Diana is 64 years old. But she said that none of us are too old to chase our dreams. When dreams fade the life goes out of us. Of course as the years go on we have to alter our dreams and readjust ourselves to difficult realities. But we don’t have to give up on our dreams. Langston Hughes, the black poet was born at a hard time for his people. And yet he wrote poetry that endures. Maybe he was speaking to himself as he wrote of dreams:

“Hold fast to dreams
For if dreams die
Life is a broken-winged bird
That cannot fly.

Hold fast to dreams
For when dreams go
Life is a barren field
Frozen with snow.”
 --Langston Hughes, in The Dream Keeper

Nyad tried out her dream in the choppy waters between Cuba and Key West and failed four times. But she now says that she wanted to show that we can dream at any age. This time,” she said, “I am 64. So the years of my life are shorter to the end.
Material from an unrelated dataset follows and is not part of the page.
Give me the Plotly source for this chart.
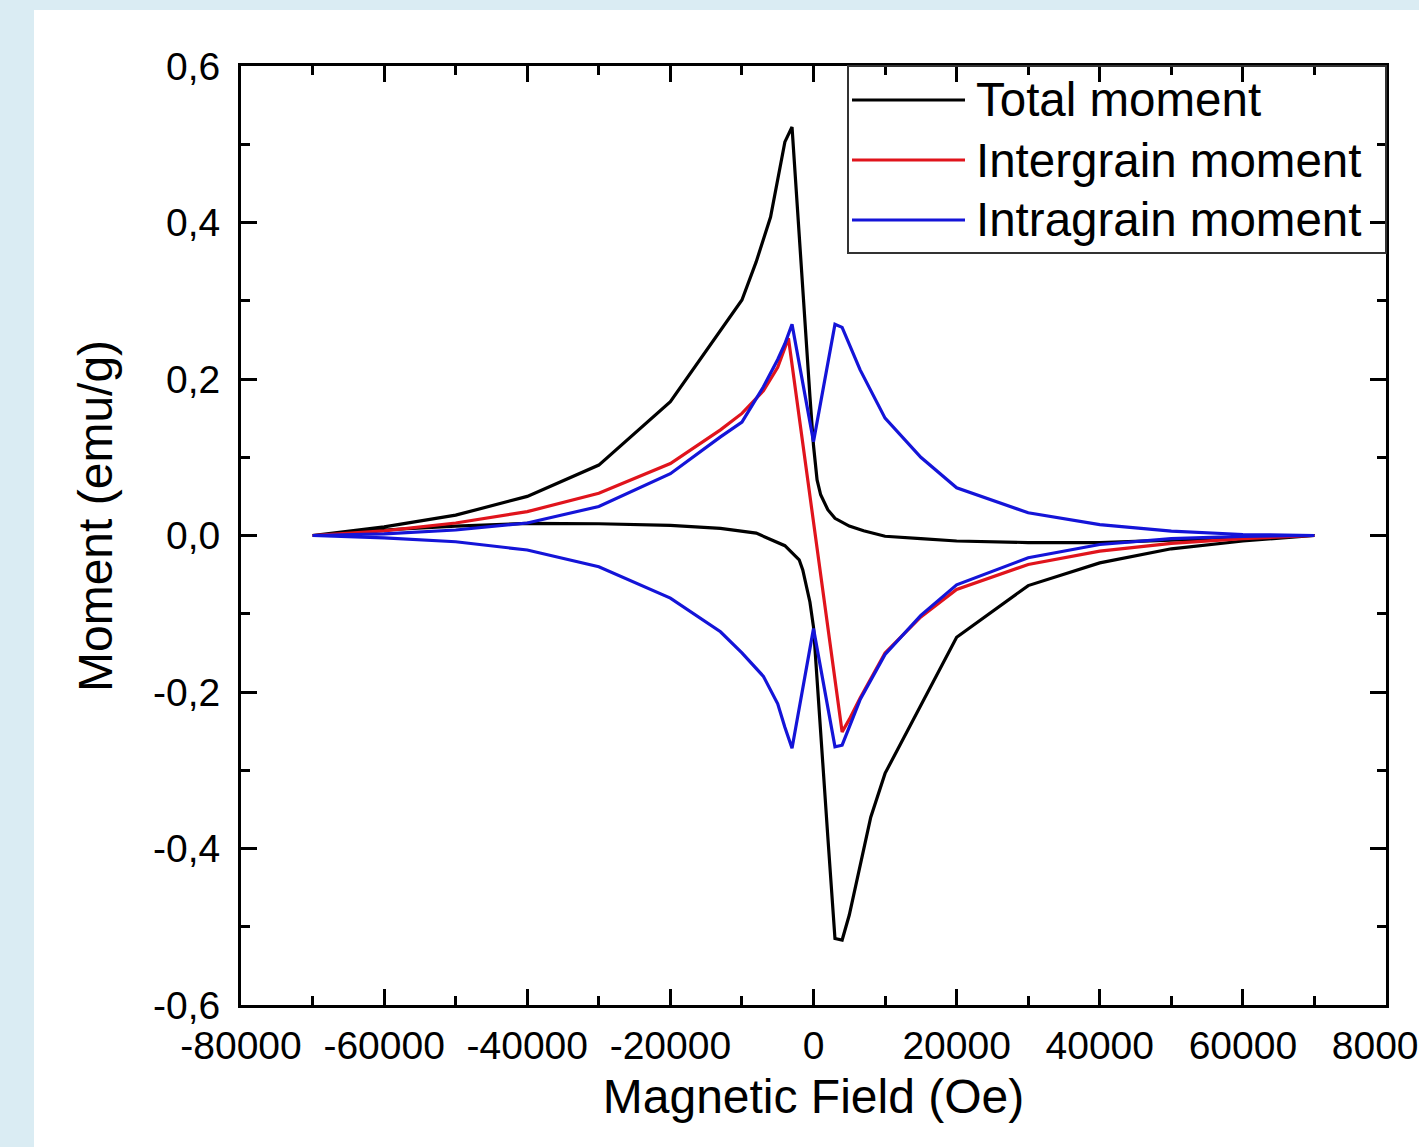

So this time I am, all the way across...going to think about all those life lessons that came up during the swim.”

Her last lesson that she gave the public after the swim was: “It looks like a solitary sport, but it’s a team...” Boats of experts followed her on her journey. I am sure they must have encouraged her time after time. Success of any kind is a team effort. Behind all of us are a great number who have cheered us on, who have held up our hands, and beaten off the sharks. Again and again these companions have said: “You can make it. You can make it.” Perhaps Nyad may have made it alone--but we all know that the journey is better, much better when there is somebody along the way that helps and encourages us. To stop from time to time and think of those along the way that have helped make our ride possible is not only humbling but connects us with the rest of the human family. In every age heroes, like shooting stars move across the dark, dark sky—and when this happens those that us that see are better than we would otherwise be. Diana Nyad, God bless her, is one of those shooting stars. Her swimming lessons might just help us all.